Left and Right

What Separates Left from Right?

Paul Gottfried argues that what separates Left from Right is not equality vs liberty but equality vs inequality. Thomas Sowell argues that the difference is a constrained vision vs an unconstrained vision of humanity, human society, human potential, and so forth. Others have argued the difference is one of universalism vs particularism, or a linear view of history vs the view that history is either cyclical or simply a series of events with no discernible pattern. Still others say the difference is one of tradition vs the experimental. So which one is it, or is it all of these?

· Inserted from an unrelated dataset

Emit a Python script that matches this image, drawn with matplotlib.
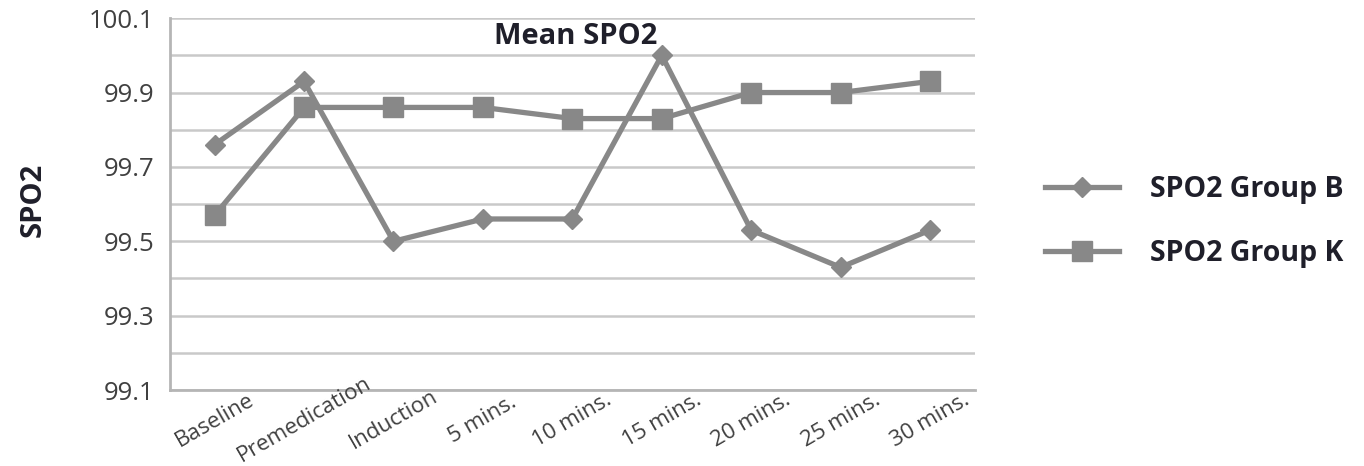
import matplotlib
matplotlib.use("Agg")
import matplotlib.pyplot as plt
from matplotlib.ticker import FixedLocator

plt.rcParams['font.family'] = ['Open Sans', 'DejaVu Sans']

categories = ["Baseline", "Premedication", "Induction", "5 mins.", "10 mins.",
              "15 mins.", "20 mins.", "25 mins.", "30 mins."]
group_b = [99.76, 99.93, 99.50, 99.56, 99.56, 100.00, 99.53, 99.43, 99.53]
group_k = [99.57, 99.86, 99.86, 99.86, 99.83, 99.83, 99.90, 99.90, 99.93]
y_labels = [99.1, 99.3, 99.5, 99.7, 99.9, 100.1]
y_minor = [99.2, 99.4, 99.6, 99.8, 100.0]

line_col = '#888888'
grid_col = '#c9c9c9'
text_col = '#404040'
dark_col = '#1f1f2a'

fig = plt.figure(figsize=(13.64, 4.66), dpi=100)
ax = fig.add_axes([0.1246, 0.163, 0.590, 0.798])

x = list(range(len(categories)))
ax.plot(x, group_b, color=line_col, lw=3.8, marker='D', markersize=10,
        label='SPO2 Group B', zorder=3)
ax.plot(x, group_k, color=line_col, lw=3.8, marker='s', markersize=15,
        label='SPO2 Group K', zorder=3)

ax.set_xlim(-0.5, len(categories) - 0.5)
ax.set_ylim(99.1, 100.1)
ax.yaxis.set_major_locator(FixedLocator(y_labels))
ax.yaxis.set_minor_locator(FixedLocator(y_minor))
ax.yaxis.set_major_formatter(matplotlib.ticker.FormatStrFormatter('%.1f'))
ax.grid(True, which='both', axis='y', color=grid_col, lw=1.8, zorder=0)
ax.tick_params(axis='y', which='both', length=0, pad=11, labelsize=18.5,
               labelcolor=text_col)

ax.set_xticks(x)
ax.set_xticklabels([])
ax.tick_params(axis='x', length=0)
for i, lab in enumerate(categories):
    ax.annotate(lab, xy=(i, 99.1), xytext=(0, -30), textcoords='offset pixels',
                ha='center', va='center', rotation=30, rotation_mode='anchor',
                fontsize=16, color=text_col, annotation_clip=False)

for s in ['top', 'right']:
    ax.spines[s].set_visible(False)
for s in ['left', 'bottom']:
    ax.spines[s].set_color('#b5b5b5')
    ax.spines[s].set_linewidth(2)

ax.text(0.504, 0.952, 'Mean SPO2', transform=ax.transAxes, ha='center',
        va='center', fontsize=21, fontweight='bold', color=dark_col)
fig.text(0.024, 0.57, 'SPO2', rotation=90, ha='center', va='center',
         fontsize=21, fontweight='bold', color=dark_col)

leg = fig.legend(loc='center left', bbox_to_anchor=(0.747, 0.525), frameon=False,
                 handlelength=2.6, handletextpad=1.1, labelspacing=1.25,
                 prop={'weight': 'bold', 'size': 20.5})
for t in leg.get_texts():
    t.set_color(dark_col)

fig.savefig('out.png', dpi=100)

Categories: Left and Right

4 replies »

  1. This is a question I go over in my head in the shower when I try to decide if I am on the Right or the Left. The answer I come up with is to agree with Gottfried that the Right is accepting of inequality while the Left is not, so therefore I am on the Right. However, this does not comport with the historical distinction between the Left and Right going back to French Revolution days, when the Right, the French royalists, wanted artificially created inequality to continue while the Left, middle class classical liberals, wanted a meritocracy to replace the artificial aristocracy, that is, they were not against natural inequality but artificial inequality. And it is notable that the economic system pushed for by the Royalists was mercantilism, which is similar to the hyper-regulated crony capitalist system today’s pragmatic progressives push for. So, in short, I lean toward the Gottfried definition, but I have reservations.

  2. In past times I’ve described myself as a philosophical rightist and political leftist. Rightist in the sense of having a tragic view of life, a view of human nature as non-malleable, rand regarding conflict and inequality as inevitable and permanent. Leftist in the sense of generally opposed to the status quo, suspicious of institutional authority, and in favor of radically different ways of doing many things. A kind of synthesis of Machiavelli, Hobbes, Nietzsche and Mencken with Jefferson, Stirner, Proudhon, and Bakunin.

  3. There is no longer any clear delineation. Both sides have become an incoherent mess and their views change from issue to issue with no consistent, principled worldview other than what is convenient for them to espouse at the moment of decision.

    I would however agree with Keith that the issue that is the clearest delineating line would be whether you accept there to be a non-malleable Human Nature, with the Left obviously deneying it based on either an Economic or Cultural Deterministic basis, or on some sort of Progressive Historicism.

  4. I think human nature is historically and culturally relative, not universal. For instance, compare the tribal collectivism of primitive societies with the pseudo-individualism of modern capitalist societies. However, I believe these varying natures grounded in spatio-temporal particulars and are therefore non-malleable. Where does this put me?